> What is required: Copy out the whole listing exactly as written, leaving the pictures behind.

#### Source material ####

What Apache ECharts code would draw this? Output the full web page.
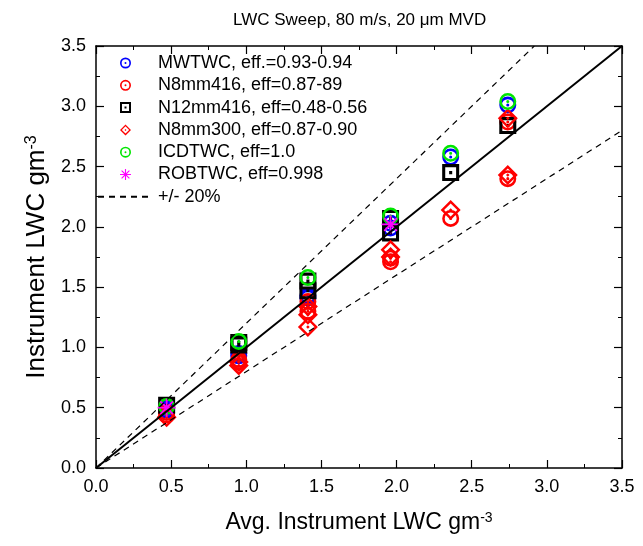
<!DOCTYPE html>
<html><head><meta charset="utf-8">
<script src="https://cdn.jsdelivr.net/npm/echarts@6/dist/echarts.min.js"></script>
<style>html,body{margin:0;padding:0;background:#fff}#c{width:643px;height:546px}</style>
</head><body><div id="c"></div>
<script>
// ---- data ----
const axisTicks = [0.0, 0.5, 1.0, 1.5, 2.0, 2.5, 3.0, 3.5];
const mwtwc   = [[0.47,0.48],[0.47,0.50],[0.95,0.93],[0.95,0.95],[1.41,1.41],[1.41,1.43],[1.96,1.99],[1.96,2.03],[2.36,2.58],[2.74,3.01]];
const n8mm416 = [[0.47,0.44],[0.47,0.46],[0.95,0.88],[0.95,0.90],[1.41,1.30],[1.41,1.38],[1.96,1.71],[1.96,1.74],[2.36,2.07],[2.74,2.40],[2.74,2.87]];
const n12mm416= [[0.47,0.52],[0.95,1.02],[0.95,1.04],[1.41,1.47],[1.41,1.55],[1.96,1.95],[1.96,2.07],[2.36,2.45],[2.74,2.84]];
const n8mm300 = [[0.47,0.42],[0.95,0.85],[0.95,0.88],[1.41,1.17],[1.41,1.27],[1.41,1.34],[1.96,1.75],[1.96,1.81],[2.36,2.14],[2.74,2.43],[2.74,2.90]];
const icdtwc  = [[0.47,0.51],[0.95,1.05],[1.41,1.58],[1.96,2.09],[2.36,2.61],[2.74,3.04]];
const robtwc  = [[0.47,0.50],[1.96,2.02]];
const oneToOne = [[0,0],[3.5,3.5]];
const plus20  = [[0,0],[3.5/1.2,3.5]];
const minus20 = [[0,0],[3.5,2.8]];
const seriesNames = ['MWTWC, eff.=0.93-0.94','N8mm416, eff=0.87-89','N12mm416, eff=0.48-0.56','N8mm300, eff=0.87-0.90','ICDTWC, eff=1.0','ROBTWC, eff=0.998','+/- 20%'];

// ---- symbols ----
const RING = 'path://M50 0A50 50 0 1 1 50 100A50 50 0 1 1 50 0ZM50 15A35 35 0 1 0 50 85A35 35 0 1 0 50 15ZM50 41A9 9 0 1 1 50 59A9 9 0 1 1 50 41Z';
const SQUARE = 'path://M0 0L100 0L100 100L0 100ZM18 18L18 82L82 82L82 18ZM41 41L59 41L59 59L41 59Z';
const DIAMOND = 'path://M50 0L100 50L50 100L0 50ZM50 17L17 50L50 83L83 50ZM50 41L59 50L50 59L41 50Z';
const ASTER = 'path://M0 45L100 45L100 55L0 55ZM45 0L55 0L55 100L45 100Z' +
  'M18.18 11.10L88.90 81.82L81.82 88.90L11.10 18.18Z' +
  'M11.10 81.82L81.82 11.10L88.90 18.18L18.18 88.90Z';

const FONT = '"Liberation Sans", Arial, sans-serif';
const chart = echarts.init(document.getElementById('c'), null, {renderer:'canvas'});

function baseAxis(extra) {
  return Object.assign({
    type: 'value', min: axisTicks[0], max: axisTicks[axisTicks.length-1], interval: 0.5,
    splitLine: {show:false},
    axisLine: {show:true, onZero:false, lineStyle:{color:'#000', width:1.5}},
    axisTick: {show:true, inside:true, length:8, lineStyle:{color:'#000', width:1.2}},
    minorTick: {show:true, splitNumber:2, length:4, lineStyle:{color:'#000', width:1}},
    axisLabel: {show:true, color:'#000', fontSize:18, fontFamily:FONT, margin:10,
      formatter: v => v.toFixed(1)}
  }, extra);
}
function nameStyle(fs) {
  return {color:'#000', fontSize:fs, fontFamily:FONT,
    rich:{sup:{fontSize:Math.round(fs*0.6), fontFamily:FONT, color:'#000', verticalAlign:'top', lineHeight:Math.round(fs*0.55)}}};
}

function scatter(name, data, symbol, size, color) {
  return {name, type:'scatter', data, symbol, symbolSize:size,
    itemStyle:{color, borderWidth:0, opacity:1}, emphasis:{disabled:true}};
}

chart.setOption({
  animation: false,
  backgroundColor: '#fff',
  title: {text:'LWC Sweep, 80 m/s, 20 \u03bcm MVD', left:228, top:7,
    textStyle:{color:'#000', fontSize:17, fontWeight:'normal', fontFamily:FONT}},
  grid: {left:96, right:21, top:46, bottom:78},
  legend: {orient:'vertical', left:97, top:54, padding:0, itemGap:4.3, itemWidth:55, itemHeight:11,
    data: seriesNames, selectedMode:false,
    textStyle:{color:'#000', fontSize:18, fontFamily:FONT, lineHeight:18}},
  xAxis: [
    baseAxis({position:'bottom', name:'Avg. Instrument LWC gm{sup|-3}', nameLocation:'middle', nameGap:43, nameTextStyle:nameStyle(23)}),
    baseAxis({position:'top', axisLabel:{show:false}})
  ],
  yAxis: [
    baseAxis({position:'left', name:'Instrument LWC gm{sup|-3}', nameLocation:'middle', nameGap:39, nameTextStyle:nameStyle(26)}),
    baseAxis({position:'right', axisLabel:{show:false}})
  ],
  series: [
    {name:'1:1', type:'line', data:oneToOne, symbol:'none', lineStyle:{color:'#000', width:2}, silent:true},
    {name:'+/- 20%', type:'line', data:plus20, symbol:'none', lineStyle:{color:'#000', width:1.2, type:[6,5]}, itemStyle:{color:'rgba(0,0,0,0)'}, silent:true},
    {name:'+/- 20%', type:'line', data:minus20, symbol:'none', lineStyle:{color:'#000', width:1.2, type:[6,5]}, itemStyle:{color:'rgba(0,0,0,0)'}, silent:true},
    scatter(seriesNames[0], mwtwc, RING, 17, '#0000ff'),
    scatter(seriesNames[1], n8mm416, RING, 17, '#ff0000'),
    scatter(seriesNames[2], n12mm416, SQUARE, 17, '#000000'),
    scatter(seriesNames[3], n8mm300, DIAMOND, 20, '#ff0000'),
    scatter(seriesNames[4], icdtwc, RING, 17, '#00e600'),
    scatter(seriesNames[5], robtwc, ASTER, 18, '#ff00ff')
  ]
});
</script></body></html>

####

> Exercise answer:
What Apache ECharts code would draw this? Output the full web page.
<!DOCTYPE html>
<html><head><meta charset="utf-8">
<script src="https://cdn.jsdelivr.net/npm/echarts@6/dist/echarts.min.js"></script>
<style>html,body{margin:0;padding:0;background:#fff}#c{width:643px;height:546px}</style>
</head><body><div id="c"></div>
<script>
// ---- data ----
const axisTicks = [0.0, 0.5, 1.0, 1.5, 2.0, 2.5, 3.0, 3.5];
const mwtwc   = [[0.47,0.48],[0.47,0.50],[0.95,0.93],[0.95,0.95],[1.41,1.41],[1.41,1.43],[1.96,1.99],[1.96,2.03],[2.36,2.58],[2.74,3.01]];
const n8mm416 = [[0.47,0.44],[0.47,0.46],[0.95,0.88],[0.95,0.90],[1.41,1.30],[1.41,1.38],[1.96,1.71],[1.96,1.74],[2.36,2.07],[2.74,2.40],[2.74,2.87]];
const n12mm416= [[0.47,0.52],[0.95,1.02],[0.95,1.04],[1.41,1.47],[1.41,1.55],[1.96,1.95],[1.96,2.07],[2.36,2.45],[2.74,2.84]];
const n8mm300 = [[0.47,0.42],[0.95,0.85],[0.95,0.88],[1.41,1.17],[1.41,1.27],[1.41,1.34],[1.96,1.75],[1.96,1.81],[2.36,2.14],[2.74,2.43],[2.74,2.90]];
const icdtwc  = [[0.47,0.51],[0.95,1.05],[1.41,1.58],[1.96,2.09],[2.36,2.61],[2.74,3.04]];
const robtwc  = [[0.47,0.50],[1.96,2.02]];
const oneToOne = [[0,0],[3.5,3.5]];
const plus20  = [[0,0],[3.5/1.2,3.5]];
const minus20 = [[0,0],[3.5,2.8]];
const seriesNames = ['MWTWC, eff.=0.93-0.94','N8mm416, eff=0.87-89','N12mm416, eff=0.48-0.56','N8mm300, eff=0.87-0.90','ICDTWC, eff=1.0','ROBTWC, eff=0.998','+/- 20%'];

// ---- symbols ----
const RING = 'path://M50 0A50 50 0 1 1 50 100A50 50 0 1 1 50 0ZM50 15A35 35 0 1 0 50 85A35 35 0 1 0 50 15ZM50 41A9 9 0 1 1 50 59A9 9 0 1 1 50 41Z';
const SQUARE = 'path://M0 0L100 0L100 100L0 100ZM18 18L18 82L82 82L82 18ZM41 41L59 41L59 59L41 59Z';
const DIAMOND = 'path://M50 0L100 50L50 100L0 50ZM50 17L17 50L50 83L83 50ZM50 41L59 50L50 59L41 50Z';
const ASTER = 'path://M0 45L100 45L100 55L0 55ZM45 0L55 0L55 100L45 100Z' +
  'M18.18 11.10L88.90 81.82L81.82 88.90L11.10 18.18Z' +
  'M11.10 81.82L81.82 11.10L88.90 18.18L18.18 88.90Z';

const FONT = '"Liberation Sans", Arial, sans-serif';
const chart = echarts.init(document.getElementById('c'), null, {renderer:'canvas'});

function baseAxis(extra) {
  return Object.assign({
    type: 'value', min: axisTicks[0], max: axisTicks[axisTicks.length-1], interval: 0.5,
    splitLine: {show:false},
    axisLine: {show:true, onZero:false, lineStyle:{color:'#000', width:1.5}},
    axisTick: {show:true, inside:true, length:8, lineStyle:{color:'#000', width:1.2}},
    minorTick: {show:true, splitNumber:2, length:4, lineStyle:{color:'#000', width:1}},
    axisLabel: {show:true, color:'#000', fontSize:18, fontFamily:FONT, margin:10,
      formatter: v => v.toFixed(1)}
  }, extra);
}
function nameStyle(fs) {
  return {color:'#000', fontSize:fs, fontFamily:FONT,
    rich:{sup:{fontSize:Math.round(fs*0.6), fontFamily:FONT, color:'#000', verticalAlign:'top', lineHeight:Math.round(fs*0.55)}}};
}

function scatter(name, data, symbol, size, color) {
  return {name, type:'scatter', data, symbol, symbolSize:size,
    itemStyle:{color, borderWidth:0, opacity:1}, emphasis:{disabled:true}};
}

chart.setOption({
  animation: false,
  backgroundColor: '#fff',
  title: {text:'LWC Sweep, 80 m/s, 20 \u03bcm MVD', left:228, top:7,
    textStyle:{color:'#000', fontSize:17, fontWeight:'normal', fontFamily:FONT}},
  grid: {left:96, right:21, top:46, bottom:78},
  legend: {orient:'vertical', left:97, top:54, padding:0, itemGap:4.3, itemWidth:55, itemHeight:11,
    data: seriesNames, selectedMode:false,
    textStyle:{color:'#000', fontSize:18, fontFamily:FONT, lineHeight:18}},
  xAxis: [
    baseAxis({position:'bottom', name:'Avg. Instrument LWC gm{sup|-3}', nameLocation:'middle', nameGap:43, nameTextStyle:nameStyle(23)}),
    baseAxis({position:'top', axisLabel:{show:false}})
  ],
  yAxis: [
    baseAxis({position:'left', name:'Instrument LWC gm{sup|-3}', nameLocation:'middle', nameGap:39, nameTextStyle:nameStyle(26)}),
    baseAxis({position:'right', axisLabel:{show:false}})
  ],
  series: [
    {name:'1:1', type:'line', data:oneToOne, symbol:'none', lineStyle:{color:'#000', width:2}, silent:true},
    {name:'+/- 20%', type:'line', data:plus20, symbol:'none', lineStyle:{color:'#000', width:1.2, type:[6,5]}, itemStyle:{color:'rgba(0,0,0,0)'}, silent:true},
    {name:'+/- 20%', type:'line', data:minus20, symbol:'none', lineStyle:{color:'#000', width:1.2, type:[6,5]}, itemStyle:{color:'rgba(0,0,0,0)'}, silent:true},
    scatter(seriesNames[0], mwtwc, RING, 17, '#0000ff'),
    scatter(seriesNames[1], n8mm416, RING, 17, '#ff0000'),
    scatter(seriesNames[2], n12mm416, SQUARE, 17, '#000000'),
    scatter(seriesNames[3], n8mm300, DIAMOND, 20, '#ff0000'),
    scatter(seriesNames[4], icdtwc, RING, 17, '#00e600'),
    scatter(seriesNames[5], robtwc, ASTER, 18, '#ff00ff')
  ]
});
</script></body></html>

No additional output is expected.